* Task statement
Leave out the pictures; transcribe all else exactly.

--- Information shown ---

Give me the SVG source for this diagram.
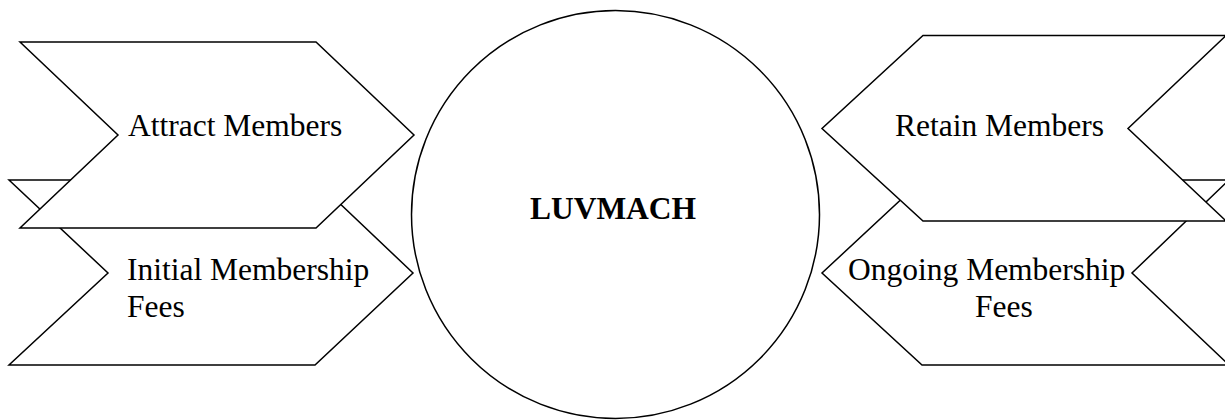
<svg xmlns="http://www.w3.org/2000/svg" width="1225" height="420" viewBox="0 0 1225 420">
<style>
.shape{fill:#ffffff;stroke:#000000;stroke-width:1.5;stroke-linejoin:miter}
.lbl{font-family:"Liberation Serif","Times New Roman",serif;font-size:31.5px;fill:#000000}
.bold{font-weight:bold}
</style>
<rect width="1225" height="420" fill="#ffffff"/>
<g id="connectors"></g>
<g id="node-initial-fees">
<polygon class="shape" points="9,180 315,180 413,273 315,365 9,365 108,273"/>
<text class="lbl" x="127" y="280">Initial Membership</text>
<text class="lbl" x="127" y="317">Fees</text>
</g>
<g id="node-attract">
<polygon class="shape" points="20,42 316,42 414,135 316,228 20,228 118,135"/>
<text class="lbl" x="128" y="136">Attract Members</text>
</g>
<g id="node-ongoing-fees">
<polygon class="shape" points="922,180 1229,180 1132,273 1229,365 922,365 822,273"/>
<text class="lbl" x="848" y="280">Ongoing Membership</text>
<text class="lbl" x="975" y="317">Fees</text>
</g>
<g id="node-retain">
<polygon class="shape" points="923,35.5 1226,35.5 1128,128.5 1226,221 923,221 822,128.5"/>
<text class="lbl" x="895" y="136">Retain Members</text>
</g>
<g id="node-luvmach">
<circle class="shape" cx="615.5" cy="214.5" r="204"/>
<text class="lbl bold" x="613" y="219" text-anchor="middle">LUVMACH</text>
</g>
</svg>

---

* Reply
Give me the SVG source for this diagram.
<svg xmlns="http://www.w3.org/2000/svg" width="1225" height="420" viewBox="0 0 1225 420">
<style>
.shape{fill:#ffffff;stroke:#000000;stroke-width:1.5;stroke-linejoin:miter}
.lbl{font-family:"Liberation Serif","Times New Roman",serif;font-size:31.5px;fill:#000000}
.bold{font-weight:bold}
</style>
<rect width="1225" height="420" fill="#ffffff"/>
<g id="connectors"></g>
<g id="node-initial-fees">
<polygon class="shape" points="9,180 315,180 413,273 315,365 9,365 108,273"/>
<text class="lbl" x="127" y="280">Initial Membership</text>
<text class="lbl" x="127" y="317">Fees</text>
</g>
<g id="node-attract">
<polygon class="shape" points="20,42 316,42 414,135 316,228 20,228 118,135"/>
<text class="lbl" x="128" y="136">Attract Members</text>
</g>
<g id="node-ongoing-fees">
<polygon class="shape" points="922,180 1229,180 1132,273 1229,365 922,365 822,273"/>
<text class="lbl" x="848" y="280">Ongoing Membership</text>
<text class="lbl" x="975" y="317">Fees</text>
</g>
<g id="node-retain">
<polygon class="shape" points="923,35.5 1226,35.5 1128,128.5 1226,221 923,221 822,128.5"/>
<text class="lbl" x="895" y="136">Retain Members</text>
</g>
<g id="node-luvmach">
<circle class="shape" cx="615.5" cy="214.5" r="204"/>
<text class="lbl bold" x="613" y="219" text-anchor="middle">LUVMACH</text>
</g>
</svg>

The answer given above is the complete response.